Meines Erachtens kann man von diesen Gehältern gut leben. Und es sagen viele, die gewechselt haben: Ich habe dafür auf anderen Ebenen so viel bekommen, mir geht es gut.
Gibt es denn eine Art Kulturschock, wenn man die beiden Welten zusammenbringt?
Ja, und solche Kulturschocks können positiv und negativ sein. Sehr positiv wird von Wechslern genannt, dass sie eine größere Autonomie haben, mit der sie ihre Arbeit gestalten können. Und dass sie mit ähnlich enthusiastischen Kollegen an einem Strang ziehen, egal ob für Kinderrechte oder gegen das Bienensterben. Wir hatten neulich einen Stiftungsvorstand zu Besuch, der zuvor in der Industrie gearbeitet hat, der sagte: Ich habe zum ersten Mal in meinem Leben richtig spannende geschäftliche Meetings, ich treffe lauter inspirierende Menschen, die Welt verändernde Dinge planen.
Und negativ?
Wo Leute durchaus einen Schock erleiden können, ist, dass es häufig sehr partizipative Strukturen gibt. Weil das zur DNA der Organisation gehört. Bestimmte Prozesse dauern deswegen länger.

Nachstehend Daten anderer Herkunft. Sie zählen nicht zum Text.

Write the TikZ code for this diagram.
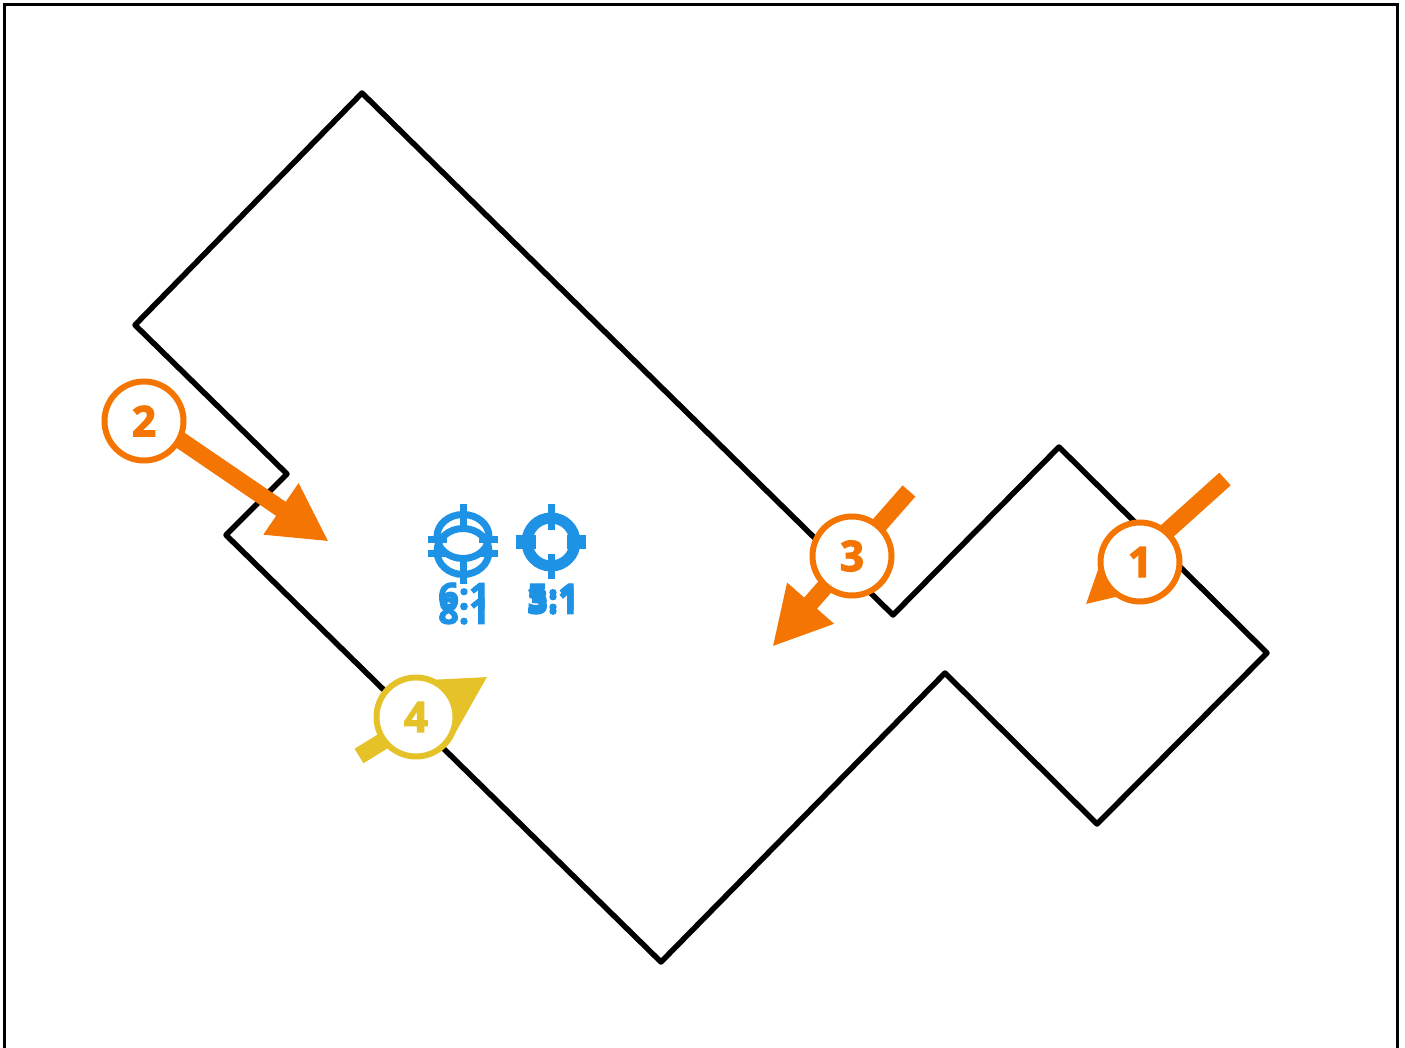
\documentclass[tikz,border=0pt]{standalone}
\usepackage{fontspec}
\setmainfont{Open Sans}[BoldFeatures={FakeBold=3}]
\usetikzlibrary{arrows.meta}
\definecolor{mk}{HTML}{F57503}
\definecolor{mky}{HTML}{E6C229}
\definecolor{tg}{HTML}{1E93E6}
\tikzset{
  frameline/.style={draw=black,line width=3pt},
  wall/.style={draw=black,line width=5.5pt,line join=round},
  callout/.style={circle,draw=#1,fill=white,line width=6pt,minimum size=79pt,inner sep=0pt,text=#1,font=\fontsize{42}{42}\selectfont\bfseries},
  flow/.style={draw=#1,line width=17pt,-{Triangle[length=58pt,width=58pt,fill=#1]},shorten >=-1pt},
  tgtick/.style={draw=tg,line width=#1},
  tgtext/.style={text=tg,inner sep=0pt,font=\fontsize{36}{36}\selectfont\bfseries}
}
\begin{document}
\begin{tikzpicture}[x=1pt,y=-1pt]
\useasboundingbox (0,0) rectangle (1405,1048);
\fill[white] (0,0) rectangle (1405,1048);
\draw[frameline] (4.5,1050) -- (4.5,5) -- (1397,5) -- (1397,1050);
\draw[wall] (362,93) -- (893,615) -- (1059,447) -- (1267,653) -- (1097,824) -- (945,673) -- (661,962) -- (226,535) -- (287,474) -- (135,325) -- cycle;
% targets
\draw[tg,line width=7pt] (463,536.5) ellipse [x radius=26,y radius=22];
\draw[tg,line width=7pt] (463,551.5) ellipse [x radius=26,y radius=23];
\draw[tgtick=7pt] (463,504) -- (463,530);
\draw[tgtick=7pt] (463,556) -- (463,584);
\foreach \yc in {539,553}{
  \draw[tgtick=7pt] (428,\yc) -- (447,\yc);
  \draw[tgtick=7pt] (479,\yc) -- (498,\yc);
}
\draw[tg,line width=11pt] (551,542) circle (24);
\draw[tgtick=7pt] (551,504) -- (551,530);
\draw[tgtick=7pt] (551,554) -- (551,579);
\draw[tgtick=14pt] (516,541.5) -- (536,541.5);
\draw[tgtick=14pt] (567,541.5) -- (586,541.5);
\node[tgtext] (t61) at (464,596) {6:1};
\node[tgtext] (t81) at (464,611) {8:1};
\node[tgtext] (t51) at (553,597) {5:1};
\node[tgtext] (t31) at (553,601) {3:1};
% callouts
\coordinate (tail1) at (1225,479);
\coordinate (tip1) at (1086,604);
\coordinate (tip2) at (328,541);
\coordinate (tail3) at (909,491);
\coordinate (tip3) at (773,646);
\coordinate (tail4) at (359,756);
\coordinate (tip4) at (487,677);
\coordinate (tail2) at (145,416);
\draw[flow=mk] (tail1) -- (tip1);
\draw[flow=mk] (tail2) -- (tip2);
\draw[flow=mk] (tail3) -- (tip3);
\draw[flow=mky] (tail4) -- (tip4);
\node[callout=mk] (c1) at (1140,562) {\raisebox{-1.5pt}{1}};
\node[callout=mk] (c2) at (144,421) {\raisebox{-1.5pt}{2}};
\node[callout=mk] (c3) at (852,556) {\raisebox{-1.5pt}{3}};
\node[callout=mky] (c4) at (416,717) {\raisebox{-1.5pt}{4}};
\end{tikzpicture}
\end{document}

Was wir auch öfter hören, ist, dass bestimmte Prozesse als nicht effizient wahrgenommen werden. Das kennt man anders. Aber in einer Stiftung, die stabil jedes Jahr ihr Kapital ausgeschüttet bekommt, sind optimierte Strukturen erst mal nicht so ein Thema. Und Menschen aus der Wirtschaft können da auch einen großen Mehrwert bieten, weil sie Projektmanagement in einem Professionalisierungsgrad gewohnt sind, von dem viele Organisationen profitieren. Die Falle, in die man da nur nicht tappen darf als Quereinsteiger, ist, das schon zu antizipieren und zu denken: „So Leute, dann räume ich euch mal den Laden auf.“ Ohne überhaupt zu schauen, was vielleicht schon gut läuft. Darauf reagieren Leute aus NGOs zu Recht allergisch.